> **Your task**:
Leave out the pictures, and return only the lines running from the one that contains "Output the Python" to the one that contains "xr = [times[0], times[-1]]", both included, exactly as they appear.

> **Records for processing**:
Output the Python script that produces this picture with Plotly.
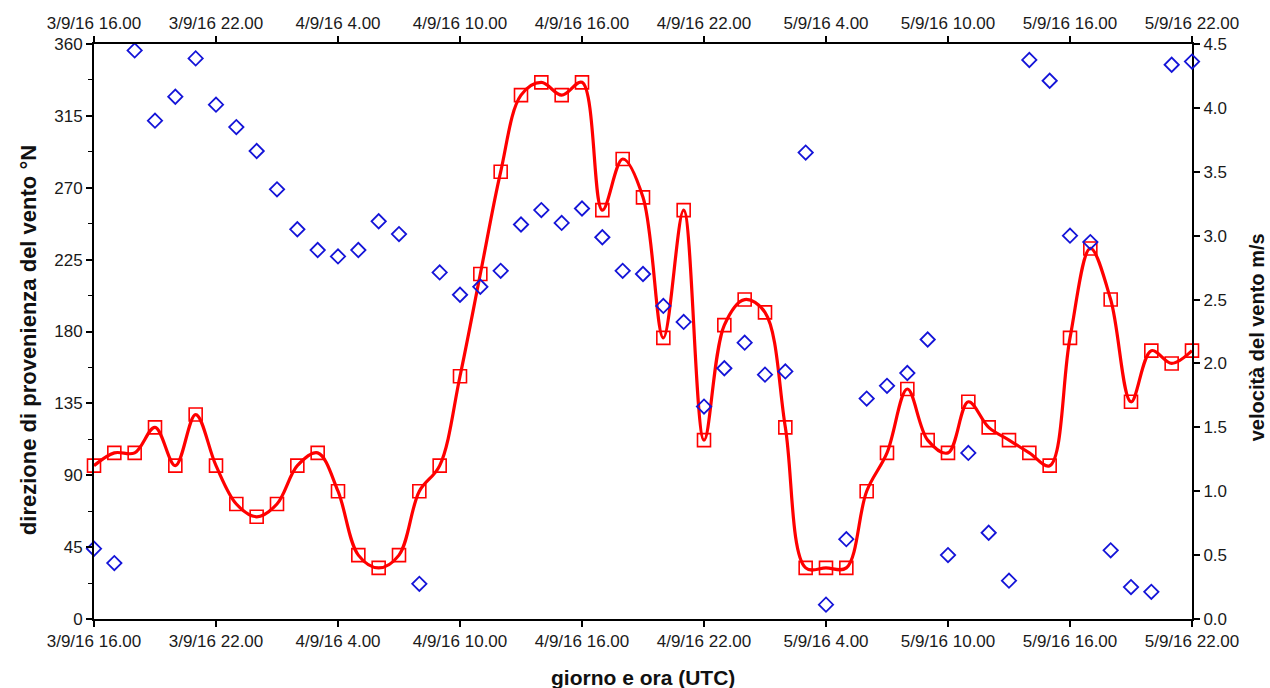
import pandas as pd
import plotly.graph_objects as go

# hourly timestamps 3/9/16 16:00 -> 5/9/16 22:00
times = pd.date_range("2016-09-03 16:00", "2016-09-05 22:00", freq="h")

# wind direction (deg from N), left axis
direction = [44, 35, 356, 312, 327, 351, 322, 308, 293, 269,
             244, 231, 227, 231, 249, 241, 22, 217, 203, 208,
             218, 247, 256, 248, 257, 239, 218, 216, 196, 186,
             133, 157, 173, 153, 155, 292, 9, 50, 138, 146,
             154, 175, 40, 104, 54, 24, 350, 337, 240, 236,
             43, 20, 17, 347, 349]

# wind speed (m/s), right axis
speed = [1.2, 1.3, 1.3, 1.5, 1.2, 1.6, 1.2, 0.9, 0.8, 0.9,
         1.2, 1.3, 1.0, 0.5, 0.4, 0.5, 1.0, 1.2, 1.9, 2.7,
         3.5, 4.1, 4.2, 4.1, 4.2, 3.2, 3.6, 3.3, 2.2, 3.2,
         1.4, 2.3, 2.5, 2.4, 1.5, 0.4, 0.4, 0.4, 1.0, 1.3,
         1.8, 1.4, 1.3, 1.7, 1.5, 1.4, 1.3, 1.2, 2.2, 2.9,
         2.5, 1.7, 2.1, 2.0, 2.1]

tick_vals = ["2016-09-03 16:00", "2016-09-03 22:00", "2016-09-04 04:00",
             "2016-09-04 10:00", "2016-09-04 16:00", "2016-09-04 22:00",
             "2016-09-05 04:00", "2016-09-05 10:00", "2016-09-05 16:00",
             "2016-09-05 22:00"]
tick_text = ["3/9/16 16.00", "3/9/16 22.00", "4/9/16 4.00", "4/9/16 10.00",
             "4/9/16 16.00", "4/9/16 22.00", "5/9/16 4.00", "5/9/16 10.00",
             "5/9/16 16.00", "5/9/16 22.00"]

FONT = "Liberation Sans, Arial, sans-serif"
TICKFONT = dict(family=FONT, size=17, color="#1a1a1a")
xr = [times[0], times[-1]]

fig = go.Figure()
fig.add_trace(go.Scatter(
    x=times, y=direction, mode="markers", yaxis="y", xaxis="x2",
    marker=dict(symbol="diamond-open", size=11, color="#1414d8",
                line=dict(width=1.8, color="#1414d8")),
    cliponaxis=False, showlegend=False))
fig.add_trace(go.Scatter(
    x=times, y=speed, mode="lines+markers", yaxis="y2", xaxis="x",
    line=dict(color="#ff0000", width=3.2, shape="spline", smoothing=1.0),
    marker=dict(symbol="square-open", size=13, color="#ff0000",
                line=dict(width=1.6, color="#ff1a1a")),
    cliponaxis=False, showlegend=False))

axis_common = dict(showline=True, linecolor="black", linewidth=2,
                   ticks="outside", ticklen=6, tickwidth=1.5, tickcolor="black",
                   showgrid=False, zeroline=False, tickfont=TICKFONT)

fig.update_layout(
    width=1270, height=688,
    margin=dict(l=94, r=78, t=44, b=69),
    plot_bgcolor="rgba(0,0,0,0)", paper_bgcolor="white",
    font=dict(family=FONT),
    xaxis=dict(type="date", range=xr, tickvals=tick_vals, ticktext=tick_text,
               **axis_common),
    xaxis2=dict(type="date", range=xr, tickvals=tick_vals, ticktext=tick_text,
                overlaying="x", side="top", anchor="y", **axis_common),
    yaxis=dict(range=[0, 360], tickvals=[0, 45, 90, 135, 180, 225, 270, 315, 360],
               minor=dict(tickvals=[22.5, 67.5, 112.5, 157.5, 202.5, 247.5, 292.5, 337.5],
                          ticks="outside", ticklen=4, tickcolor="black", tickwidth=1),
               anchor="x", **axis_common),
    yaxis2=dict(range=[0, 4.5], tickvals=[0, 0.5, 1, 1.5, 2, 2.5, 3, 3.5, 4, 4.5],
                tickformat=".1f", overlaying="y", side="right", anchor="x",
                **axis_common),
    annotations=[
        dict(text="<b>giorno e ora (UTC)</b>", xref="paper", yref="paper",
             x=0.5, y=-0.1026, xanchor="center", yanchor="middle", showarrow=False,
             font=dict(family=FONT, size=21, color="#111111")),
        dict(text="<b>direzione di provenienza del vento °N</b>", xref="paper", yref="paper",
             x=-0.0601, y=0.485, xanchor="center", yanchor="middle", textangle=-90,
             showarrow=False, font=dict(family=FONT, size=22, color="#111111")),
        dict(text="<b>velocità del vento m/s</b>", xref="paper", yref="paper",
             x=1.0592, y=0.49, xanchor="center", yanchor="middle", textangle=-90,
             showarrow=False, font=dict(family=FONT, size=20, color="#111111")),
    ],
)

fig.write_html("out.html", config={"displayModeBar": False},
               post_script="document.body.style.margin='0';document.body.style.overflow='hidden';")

---

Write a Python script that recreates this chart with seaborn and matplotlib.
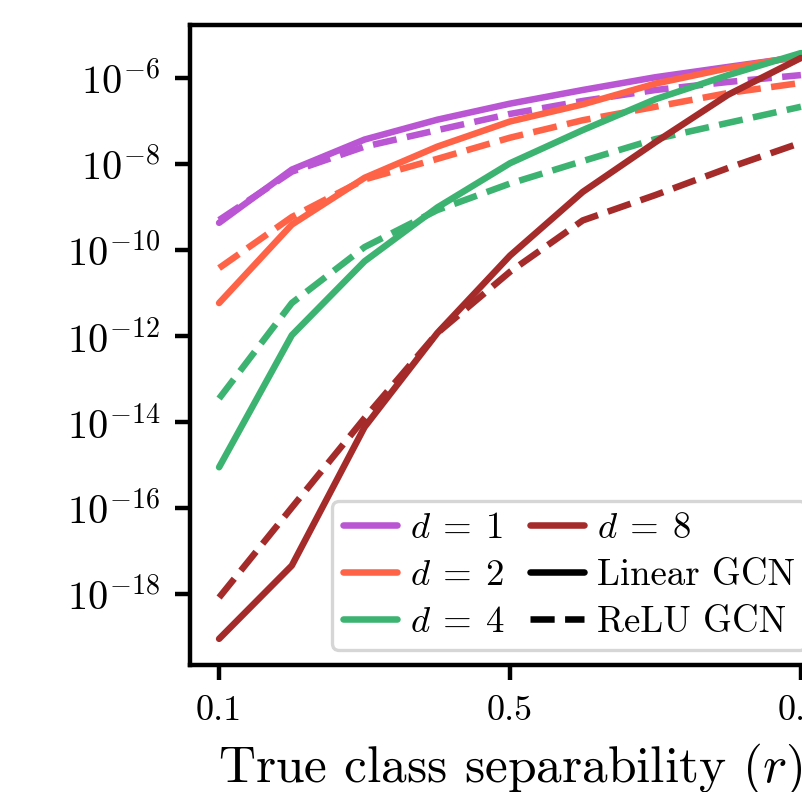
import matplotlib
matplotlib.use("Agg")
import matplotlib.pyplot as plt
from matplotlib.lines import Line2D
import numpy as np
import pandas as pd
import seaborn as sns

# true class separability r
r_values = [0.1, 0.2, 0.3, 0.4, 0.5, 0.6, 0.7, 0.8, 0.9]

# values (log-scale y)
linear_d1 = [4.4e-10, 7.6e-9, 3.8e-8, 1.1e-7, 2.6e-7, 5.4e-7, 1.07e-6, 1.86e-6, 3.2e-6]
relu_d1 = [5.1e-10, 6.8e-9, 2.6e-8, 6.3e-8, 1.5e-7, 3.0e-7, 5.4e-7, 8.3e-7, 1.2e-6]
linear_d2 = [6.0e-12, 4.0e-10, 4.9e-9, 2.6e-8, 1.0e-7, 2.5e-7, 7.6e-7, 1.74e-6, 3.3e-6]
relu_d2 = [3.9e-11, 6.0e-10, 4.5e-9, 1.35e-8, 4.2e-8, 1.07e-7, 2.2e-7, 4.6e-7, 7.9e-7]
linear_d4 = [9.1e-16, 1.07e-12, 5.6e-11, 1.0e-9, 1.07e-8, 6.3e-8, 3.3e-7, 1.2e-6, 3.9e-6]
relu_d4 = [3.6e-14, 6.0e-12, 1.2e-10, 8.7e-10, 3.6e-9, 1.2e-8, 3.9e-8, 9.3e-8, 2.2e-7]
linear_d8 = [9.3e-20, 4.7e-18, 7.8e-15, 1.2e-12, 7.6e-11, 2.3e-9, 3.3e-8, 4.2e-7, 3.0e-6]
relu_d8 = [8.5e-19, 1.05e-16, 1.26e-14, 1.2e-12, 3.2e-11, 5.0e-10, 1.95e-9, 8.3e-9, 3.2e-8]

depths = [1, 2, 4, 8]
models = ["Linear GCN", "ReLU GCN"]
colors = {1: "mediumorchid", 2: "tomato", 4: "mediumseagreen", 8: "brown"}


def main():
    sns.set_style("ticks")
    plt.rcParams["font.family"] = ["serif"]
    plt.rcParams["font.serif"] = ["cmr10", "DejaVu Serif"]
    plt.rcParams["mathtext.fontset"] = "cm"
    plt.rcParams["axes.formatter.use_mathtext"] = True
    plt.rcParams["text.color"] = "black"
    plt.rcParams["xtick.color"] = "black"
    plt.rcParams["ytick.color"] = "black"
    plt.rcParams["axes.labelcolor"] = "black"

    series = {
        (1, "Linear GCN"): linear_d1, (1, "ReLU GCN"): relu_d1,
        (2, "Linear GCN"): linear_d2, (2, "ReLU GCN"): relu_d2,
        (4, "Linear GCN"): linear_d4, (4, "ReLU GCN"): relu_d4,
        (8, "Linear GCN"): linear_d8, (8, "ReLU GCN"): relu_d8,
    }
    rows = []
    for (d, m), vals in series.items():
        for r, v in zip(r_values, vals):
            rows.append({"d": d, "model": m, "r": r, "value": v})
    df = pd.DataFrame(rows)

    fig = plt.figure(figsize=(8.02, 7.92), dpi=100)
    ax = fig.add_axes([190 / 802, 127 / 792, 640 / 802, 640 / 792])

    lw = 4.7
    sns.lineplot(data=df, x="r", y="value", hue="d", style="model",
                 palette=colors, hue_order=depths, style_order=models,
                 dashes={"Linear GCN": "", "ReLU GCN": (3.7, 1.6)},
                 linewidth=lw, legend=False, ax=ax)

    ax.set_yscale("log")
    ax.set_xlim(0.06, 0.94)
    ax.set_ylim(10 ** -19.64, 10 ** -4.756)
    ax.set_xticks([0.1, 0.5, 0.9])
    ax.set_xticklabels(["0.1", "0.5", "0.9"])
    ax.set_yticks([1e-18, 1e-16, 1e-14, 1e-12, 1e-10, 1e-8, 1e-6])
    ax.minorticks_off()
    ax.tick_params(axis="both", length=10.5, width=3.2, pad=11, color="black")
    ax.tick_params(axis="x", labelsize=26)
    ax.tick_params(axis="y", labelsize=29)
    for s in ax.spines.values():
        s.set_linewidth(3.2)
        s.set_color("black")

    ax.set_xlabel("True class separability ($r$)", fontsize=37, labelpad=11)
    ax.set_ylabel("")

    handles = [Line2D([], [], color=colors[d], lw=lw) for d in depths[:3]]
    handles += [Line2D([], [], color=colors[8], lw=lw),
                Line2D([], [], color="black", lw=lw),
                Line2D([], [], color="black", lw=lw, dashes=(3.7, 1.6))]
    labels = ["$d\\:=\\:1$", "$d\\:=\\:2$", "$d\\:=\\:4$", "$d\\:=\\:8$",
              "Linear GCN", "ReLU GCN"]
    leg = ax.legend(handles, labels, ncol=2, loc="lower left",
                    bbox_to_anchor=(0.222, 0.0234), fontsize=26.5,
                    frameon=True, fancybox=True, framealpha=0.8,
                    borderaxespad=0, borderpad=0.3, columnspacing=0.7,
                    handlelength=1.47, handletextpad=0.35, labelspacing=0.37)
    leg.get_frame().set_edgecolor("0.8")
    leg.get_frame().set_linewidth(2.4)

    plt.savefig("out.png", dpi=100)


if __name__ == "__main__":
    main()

> **Exercise result**:
Output the Python script that produces this picture with Plotly.
import pandas as pd
import plotly.graph_objects as go

# hourly timestamps 3/9/16 16:00 -> 5/9/16 22:00
times = pd.date_range("2016-09-03 16:00", "2016-09-05 22:00", freq="h")

# wind direction (deg from N), left axis
direction = [44, 35, 356, 312, 327, 351, 322, 308, 293, 269,
             244, 231, 227, 231, 249, 241, 22, 217, 203, 208,
             218, 247, 256, 248, 257, 239, 218, 216, 196, 186,
             133, 157, 173, 153, 155, 292, 9, 50, 138, 146,
             154, 175, 40, 104, 54, 24, 350, 337, 240, 236,
             43, 20, 17, 347, 349]

# wind speed (m/s), right axis
speed = [1.2, 1.3, 1.3, 1.5, 1.2, 1.6, 1.2, 0.9, 0.8, 0.9,
         1.2, 1.3, 1.0, 0.5, 0.4, 0.5, 1.0, 1.2, 1.9, 2.7,
         3.5, 4.1, 4.2, 4.1, 4.2, 3.2, 3.6, 3.3, 2.2, 3.2,
         1.4, 2.3, 2.5, 2.4, 1.5, 0.4, 0.4, 0.4, 1.0, 1.3,
         1.8, 1.4, 1.3, 1.7, 1.5, 1.4, 1.3, 1.2, 2.2, 2.9,
         2.5, 1.7, 2.1, 2.0, 2.1]

tick_vals = ["2016-09-03 16:00", "2016-09-03 22:00", "2016-09-04 04:00",
             "2016-09-04 10:00", "2016-09-04 16:00", "2016-09-04 22:00",
             "2016-09-05 04:00", "2016-09-05 10:00", "2016-09-05 16:00",
             "2016-09-05 22:00"]
tick_text = ["3/9/16 16.00", "3/9/16 22.00", "4/9/16 4.00", "4/9/16 10.00",
             "4/9/16 16.00", "4/9/16 22.00", "5/9/16 4.00", "5/9/16 10.00",
             "5/9/16 16.00", "5/9/16 22.00"]

FONT = "Liberation Sans, Arial, sans-serif"
TICKFONT = dict(family=FONT, size=17, color="#1a1a1a")
xr = [times[0], times[-1]]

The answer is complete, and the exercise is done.